● TASK
Find how many lines in the data below include the word "this", then write only that number.

● Extracted records

- - - -

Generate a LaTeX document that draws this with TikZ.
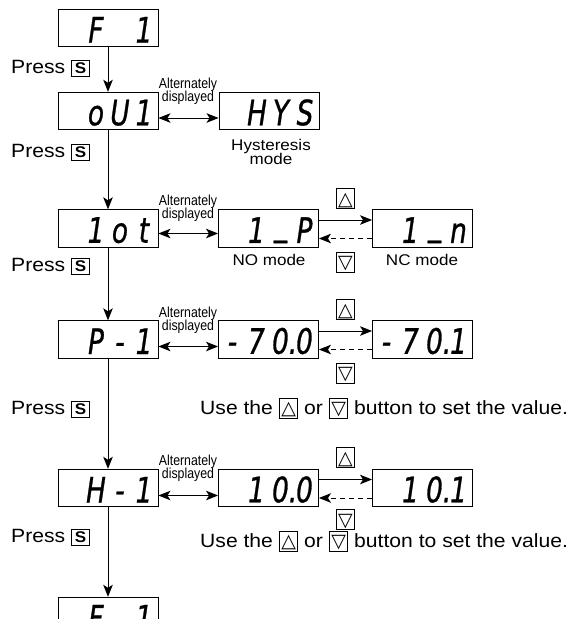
\documentclass[tikz,border=0pt]{standalone}
\usepackage{fontspec}
\setmainfont[FakeStretch=1.1]{Liberation Sans}
\newfontfamily\narrowfont[FakeStretch=0.85]{Liberation Sans}
\newfontfamily\segfont[FakeStretch=0.75,FakeBold=0.8]{DejaVu Sans}
\newfontfamily\symfont{DejaVu Sans}
\usetikzlibrary{arrows.meta}
\newcommand\dc[1]{\makebox[24pt][c]{#1}}
\newcommand\ub{\raisebox{8pt}{\_}}
\newcommand\dsp[4]{\rule{0pt}{29pt}\dc{#1}\dc{#2}\dc{#3}\dc{#4}}
\newcommand\keybox[4]{{\setlength\fboxsep{0pt}\setlength\fboxrule{0.9pt}\framebox[#1][c]{\rule[#2]{0pt}{#3}#4}}}
\newcommand\sbtn{\keybox{19pt}{-2.5pt}{15pt}{\fontsize{15.5}{15}\selectfont\bfseries S}}
\newcommand\upbtn{\keybox{19.5pt}{-3pt}{19pt}{\symfont\fontsize{19}{19}\selectfont △}}
\newcommand\dnbtn{\keybox{19.5pt}{-3pt}{19pt}{\symfont\fontsize{19}{19}\selectfont ▽}}
\begin{document}
\begin{tikzpicture}[x=1pt,y=-1pt,
  disp/.style={draw, line width=0.9pt, minimum width=100pt, minimum height=37.5pt, inner sep=0pt,
    font=\segfont\itshape\fontsize{35}{35}\selectfont},
  lbl/.style={inner sep=0pt, font=\fontsize{19.2}{20}\selectfont},
  sm/.style={inner sep=0pt, font=\fontsize{15.5}{16}\selectfont},
  alt/.style={inner sep=0pt, font=\narrowfont\fontsize{14.5}{14.5}\selectfont},
  tip/.tip={Stealth[length=12pt,width=9.5pt,inset=3pt]},
  arr/.style={line width=0.9pt, -tip},
  darr/.style={line width=0.9pt, tip-tip},
  dsh/.style={arr, dash pattern=on 5pt off 4pt},
  btn/.style={inner sep=0pt}]
\useasboundingbox (0,0) rectangle (577,619);
\clip (0,0) rectangle (577,619);

% left column
\node[disp] (b1) at (108,28) {\dsp{}{F}{}{1}};
\node[disp] (b2) at (108,111) {\dsp{}{o}{U}{1}};
\node[disp] (b3) at (108,228.5) {\dsp{}{1}{o}{t}};
\node[disp] (b4) at (108,339.5) {\dsp{}{P}{-}{1}};
\node[disp] (b5) at (108,488) {\dsp{}{H}{-}{1}};
\node[disp] (b6) at (108,616) {\dsp{}{F}{}{1}};

% press labels
\node[lbl,anchor=west] (p1) at (11,68) {Press\hspace{6pt}\sbtn};
\node[lbl,anchor=west] (p2) at (11,152) {Press\hspace{6pt}\sbtn};
\node[lbl,anchor=west] (p3) at (11,266) {Press\hspace{6pt}\sbtn};
\node[lbl,anchor=west] (p4) at (11,409) {Press\hspace{6pt}\sbtn};
\node[lbl,anchor=west] (p5) at (11,537) {Press\hspace{6pt}\sbtn};

% row 2
\node[disp] (h2) at (269,111) {\dsp{}{H}{Y}{S}};
\node[sm,anchor=base] (hy1) at (271,150) {Hysteresis};
\node[sm,anchor=base] (hy2) at (271,164) {mode};
\node[alt,anchor=base] (a2) at (188,88.5) {Alternately};
\node[alt,anchor=base] (a2b) at (188,101.5) {displayed};

% row 3
\node[disp] (r3) at (268.5,228.5) {\dsp{}{1}{\ub}{P}};
\node[disp] (n3) at (422.5,228.5) {\dsp{}{1}{\ub}{n}};
\node[sm,anchor=base] (no) at (269,265) {NO mode};
\node[sm,anchor=base] (nc) at (422,265) {NC mode};
\node[btn] (u3) at (345.5,198.5) {\upbtn};
\node[btn] (d3) at (345.5,262) {\dnbtn};
\node[alt,anchor=base] (a3) at (188,205.5) {Alternately};
\node[alt,anchor=base] (a3b) at (188,218.5) {displayed};

% row 4
\node[disp] (r4) at (268.5,339.5) {\dsp{-}{7}{0\rlap{.}}{0}};
\node[disp] (n4) at (422.5,339.5) {\dsp{-}{7}{0\rlap{.}}{1}};
\node[btn] (u4) at (345.5,309.5) {\upbtn};
\node[btn] (d4) at (345.5,373) {\dnbtn};
\node[alt,anchor=base] (a4) at (188,317.5) {Alternately};
\node[alt,anchor=base] (a4b) at (188,330.5) {displayed};
\node[lbl,anchor=west] (t4) at (200,408) {Use the \upbtn{} or \dnbtn{} button to set the value.};

% row 5
\node[disp] (r5) at (268.5,488) {\dsp{}{1}{0\rlap{.}}{0}};
\node[disp] (n5) at (422.5,488) {\dsp{}{1}{0\rlap{.}}{1}};
\node[btn] (u5) at (345.5,457.5) {\upbtn};
\node[btn] (d5) at (345.5,519.5) {\dnbtn};
\node[alt,anchor=base] (a5) at (188,465.5) {Alternately};
\node[alt,anchor=base] (a5b) at (188,478.5) {displayed};
\node[lbl,anchor=west] (t5) at (200,541) {Use the \upbtn{} or \dnbtn{} button to set the value.};

% connectors
\draw[arr] (b1) -- (b2);
\draw[arr] (b2) -- (b3);
\draw[arr] (b3) -- (b4);
\draw[arr] (b4) -- (b5);
\draw[arr] (b5) -- (b6);

\draw[darr] ([yshift=-7pt]b2.east) -- ([yshift=-7pt]h2.west);
\draw[darr] ([yshift=-5pt]b3.east) -- ([yshift=-5pt]r3.west);
\draw[darr] ([yshift=-7pt]b4.east) -- ([yshift=-7pt]r4.west);
\draw[darr] ([yshift=-7.5pt]b5.east) -- ([yshift=-7.5pt]r5.west);

\draw[arr] ([yshift=8.5pt]r3.east) -- ([yshift=8.5pt]n3.west);
\draw[dsh] ([yshift=-10pt]n3.west) -- ([yshift=-10pt]r3.east);
\draw[arr] ([yshift=8.5pt]r4.east) -- ([yshift=8.5pt]n4.west);
\draw[dsh] ([yshift=-10pt]n4.west) -- ([yshift=-10pt]r4.east);
\draw[arr] ([yshift=8.5pt]r5.east) -- ([yshift=8.5pt]n5.west);
\draw[dsh] ([yshift=-10pt]n5.west) -- ([yshift=-10pt]r5.east);
\end{tikzpicture}
\end{document}
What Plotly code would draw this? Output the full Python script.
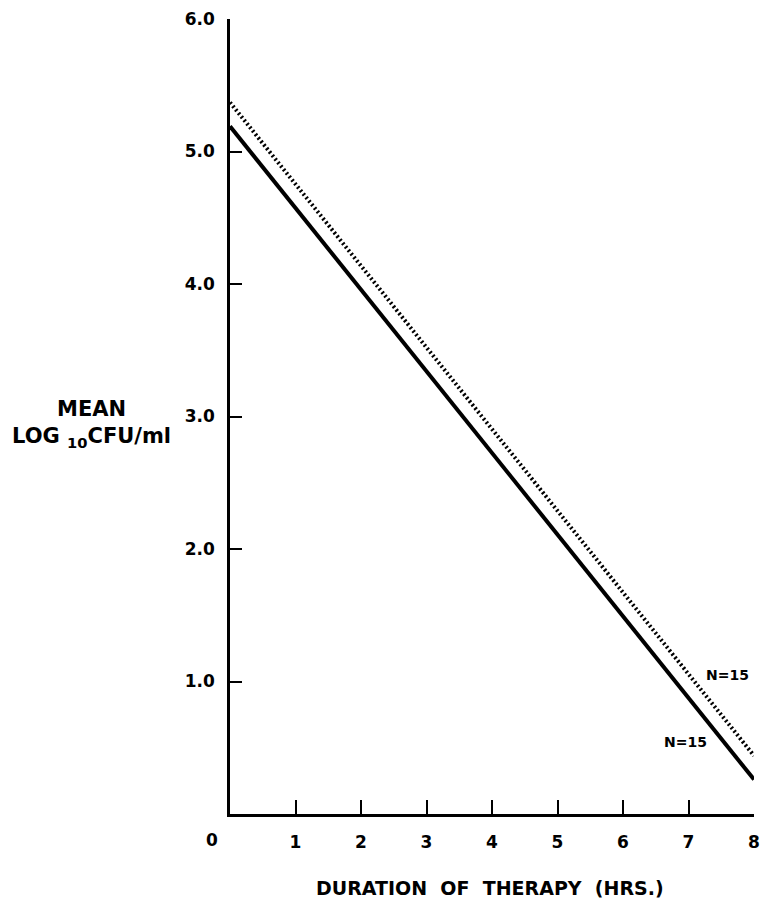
import plotly.graph_objects as go

# Data
hours = [0, 8]
solid_series = [5.19, 0.26]
dotted_series = [5.37, 0.44]
x_ticks = [1, 2, 3, 4, 5, 6, 7, 8]
y_ticks = [1.0, 2.0, 3.0, 4.0, 5.0, 6.0]
y_tick_text = ["1.0", "2.0", "3.0", "4.0", "5.0", "6.0"]
n_labels = ["N=15", "N=15"]

FONT = "DejaVu Sans"

fig = go.Figure()
fig.add_trace(go.Scatter(x=hours, y=dotted_series, mode="lines",
                         line=dict(color="black", width=4, dash="2px,2.5px"),
                         showlegend=False, hoverinfo="skip"))
fig.add_trace(go.Scatter(x=hours, y=solid_series, mode="lines",
                         line=dict(color="black", width=4),
                         showlegend=False, hoverinfo="skip"))

fig.update_layout(
    width=769, height=904,
    margin=dict(l=230, r=9, t=19, b=90),
    paper_bgcolor="white", plot_bgcolor="white",
    font=dict(family=FONT, color="black"),
    xaxis=dict(range=[0, 8], tickvals=x_ticks, showgrid=False, zeroline=False,
               showline=True, linecolor="black", linewidth=2.5,
               ticks="inside", ticklen=14, tickwidth=2, tickcolor="black",
               ticklabelstandoff=11,
               tickfont=dict(family=FONT, size=17, color="black", weight="bold")),
    yaxis=dict(range=[0, 6.0], tickvals=y_ticks, ticktext=y_tick_text,
               showgrid=False, zeroline=False,
               showline=True, linecolor="black", linewidth=2.5,
               ticks="inside", ticklen=12, tickwidth=2, tickcolor="black",
               ticklabelstandoff=9,
               tickfont=dict(family=FONT, size=17, color="black", weight="bold")),
)

fig.add_annotation(x=0, y=0, xref="x", yref="y", text="0", showarrow=False,
                   xshift=-18, yshift=-26,
                   font=dict(family=FONT, size=17, color="black", weight="bold"))

fig.add_annotation(x=7.59, y=1.05, xref="x", yref="y", text=n_labels[0],
                   showarrow=False,
                   font=dict(family=FONT, size=14, color="black", weight="bold"))
fig.add_annotation(x=6.96, y=0.54, xref="x", yref="y", text=n_labels[1],
                   showarrow=False,
                   font=dict(family=FONT, size=14, color="black", weight="bold"))

fig.add_annotation(x=-0.265, y=0.491, xref="paper", yref="paper",
                   text="MEAN<br>LOG <sub>10</sub>CFU/ml", showarrow=False,
                   align="center", xanchor="center", yanchor="middle",
                   font=dict(family=FONT, size=21, color="black", weight="bold"))

fig.add_annotation(x=0.497, y=-0.093, xref="paper", yref="paper",
                   text="DURATION  OF  THERAPY  (HRS.)", showarrow=False,
                   xanchor="center", yanchor="middle",
                   font=dict(family=FONT, size=19, color="black", weight="bold"))

fig.write_html("out.html")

- - - -

● TASK RESPONSE
2